WRITTEN REQUEST
Take the lines of the data below from the very first through the line containing "import * as d3" and output them exactly, pictures excluded.

RECORDED DATA
────────────────

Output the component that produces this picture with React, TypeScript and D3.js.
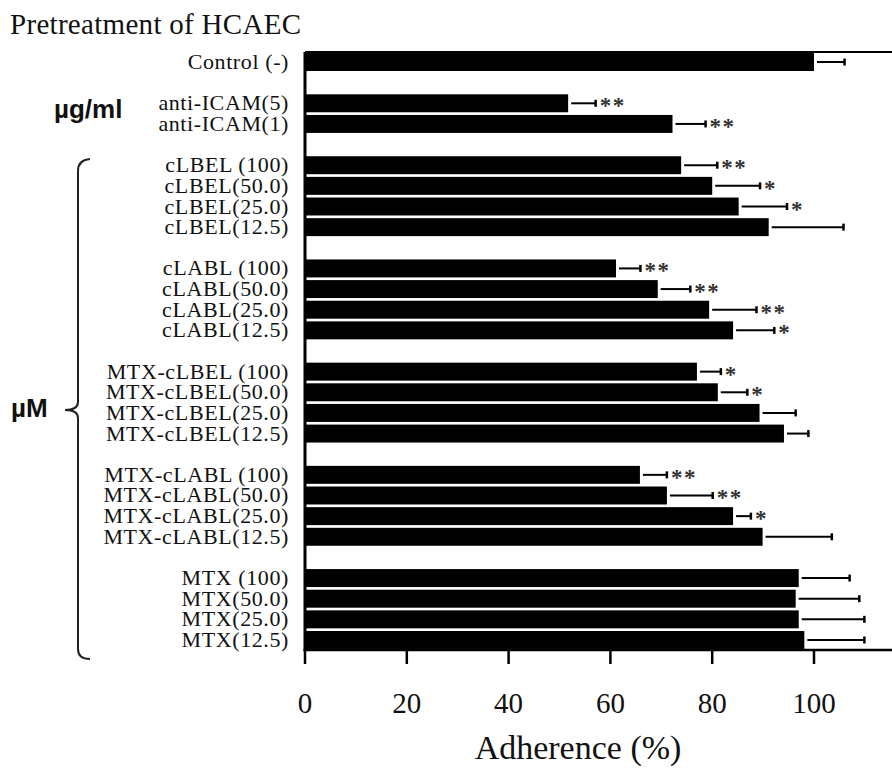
import * as React from "react";
import * as d3 from "d3";

// rows, top to bottom (groups separated by an empty slot)
const categories = [
  "Control (-)",
  "anti-ICAM(5)", "anti-ICAM(1)",
  "cLBEL (100)", "cLBEL(50.0)", "cLBEL(25.0)", "cLBEL(12.5)",
  "cLABL (100)", "cLABL(50.0)", "cLABL(25.0)", "cLABL(12.5)",
  "MTX-cLBEL (100)", "MTX-cLBEL(50.0)", "MTX-cLBEL(25.0)", "MTX-cLBEL(12.5)",
  "MTX-cLABL (100)", "MTX-cLABL(50.0)", "MTX-cLABL(25.0)", "MTX-cLABL(12.5)",
  "MTX (100)", "MTX(50.0)", "MTX(25.0)", "MTX(12.5)",
];
const groupSizes = [1, 2, 4, 4, 4, 4, 4];
const adherence = [
  100,
  51.7, 72.2,
  73.9, 80.0, 85.2, 91.1,
  61.1, 69.3, 79.4, 84.1,
  77.0, 81.1, 89.3, 94.1,
  65.8, 71.1, 84.1, 89.9,
  97.0, 96.4, 97.0, 98.1,
];
const sd = [
  6.0,
  5.4, 6.5,
  7.1, 9.4, 9.5, 14.7,
  4.8, 6.4, 9.3, 8.1,
  4.7, 5.8, 7.1, 4.8,
  5.3, 9.0, 3.5, 13.6,
  10.0, 12.5, 12.9, 11.8,
];
const significance = [
  "",
  "**", "**",
  "**", "*", "*", "",
  "**", "**", "**", "*",
  "*", "*", "", "",
  "**", "**", "*", "",
  "", "", "", "",
];
const xTicks = [0, 20, 40, 60, 80, 100];

const W = 892;
const H = 768;
const serif = "'Liberation Serif', 'Times New Roman', serif";
const sans = "'Liberation Sans', Arial, sans-serif";

export default function App() {
  // build band domain with a gap slot between groups
  const slots: string[] = [];
  let k = 0;
  groupSizes.forEach((n, g) => {
    if (g > 0) slots.push(`gap${g}`);
    for (let i = 0; i < n; i++) slots.push(categories[k++]);
  });

  const x = d3.scaleLinear().domain([0, 100]).range([305, 814]);
  const y = d3.scaleBand().domain(slots).range([52, 650]).paddingInner(0.13).paddingOuter(0.05);
  const top = 52;
  const bottom = 650;
  const cy = (c: string) => (y(c) as number) + y.bandwidth() / 2;

  // brace spanning the µM rows
  const bTop = 159;
  const bBot = 659;
  const bMid = 410;
  const bx = 78;
  const brace = d3.path();
  brace.moveTo(bx + 12, bTop);
  brace.quadraticCurveTo(bx, bTop + 1, bx, bTop + 12);
  brace.lineTo(bx, bMid - 8);
  brace.quadraticCurveTo(bx, bMid, bx - 13, bMid);
  brace.quadraticCurveTo(bx, bMid, bx, bMid + 8);
  brace.lineTo(bx, bBot - 10);
  brace.quadraticCurveTo(bx, bBot, bx + 12, bBot);

  return (
    <svg width={W} height={H} style={{ position: "absolute", left: 0, top: 0, background: "#fff" }}>
      <text x={10} y={34} fontFamily={serif} fontSize={29} letterSpacing={0.3} fill="#111">
        Pretreatment of HCAEC
      </text>

      {/* bars */}
      {categories.map((c, i) => (
        <rect key={c} x={x(0)} y={y(c)} width={x(adherence[i]) - x(0)} height={y.bandwidth()} fill="#000" />
      ))}

      {/* error bars */}
      {categories.map((c, i) => {
        const x1 = x(adherence[i]) + 3;
        const x2 = x(adherence[i] + sd[i]);
        const yc = cy(c);
        return (
          <g key={c + "-err"} stroke="#000">
            <line x1={x1} x2={x2} y1={yc} y2={yc} strokeWidth={2} />
            <line x1={x2} x2={x2} y1={yc - 3.5} y2={yc + 3.5} strokeWidth={2.5} />
          </g>
        );
      })}

      {/* significance stars */}
      {categories.map((c, i) =>
        significance[i] ? (
          <text
            key={c + "-sig"}
            x={x(adherence[i] + sd[i]) + 4}
            y={cy(c) + 10}
            fontFamily={serif}
            fontSize={23}
            fontWeight="bold"
            letterSpacing={1.5}
            fill="#333"
          >
            {significance[i]}
          </text>
        ) : null
      )}

      {/* category labels */}
      {categories.map((c) => (
        <text
          key={c + "-lbl"}
          x={289}
          y={cy(c) + 7}
          textAnchor="end"
          fontFamily={serif}
          fontSize={22}
          letterSpacing={0.6}
          fill="#111"
        >
          {c}
        </text>
      ))}

      {/* frame: left axis, top line, bottom axis */}
      <line x1={x(0)} x2={x(0)} y1={top} y2={bottom + 1} stroke="#000" strokeWidth={3} />
      <line x1={x(0)} x2={W} y1={top} y2={top} stroke="#000" strokeWidth={2} />
      <line x1={x(0) - 1.5} x2={W} y1={bottom} y2={bottom} stroke="#000" strokeWidth={2.5} />

      {xTicks.map((t) => (
        <g key={t}>
          <line x1={x(t)} x2={x(t)} y1={bottom} y2={bottom + 14} stroke="#000" strokeWidth={2.5} />
          <text x={x(t)} y={713} textAnchor="middle" fontFamily={serif} fontSize={29} fill="#111">
            {t}
          </text>
        </g>
      ))}

      <text x={578} y={759} textAnchor="middle" fontFamily={serif} fontSize={34} fill="#111">
        Adherence (%)
      </text>

      {/* unit annotations */}
      <text x={54} y={118} fontFamily={sans} fontWeight="bold" fontSize={26} fill="#111">
        µg/ml
      </text>
      <text x={11} y={417} fontFamily={sans} fontWeight="bold" fontSize={26} fill="#111">
        µM
      </text>
      <path d={brace.toString()} fill="none" stroke="#222" strokeWidth={2} />
    </svg>
  );
}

────────────────

FULL ANSWER
Output the component that produces this picture with React, TypeScript and D3.js.
import * as React from "react";
import * as d3 from "d3";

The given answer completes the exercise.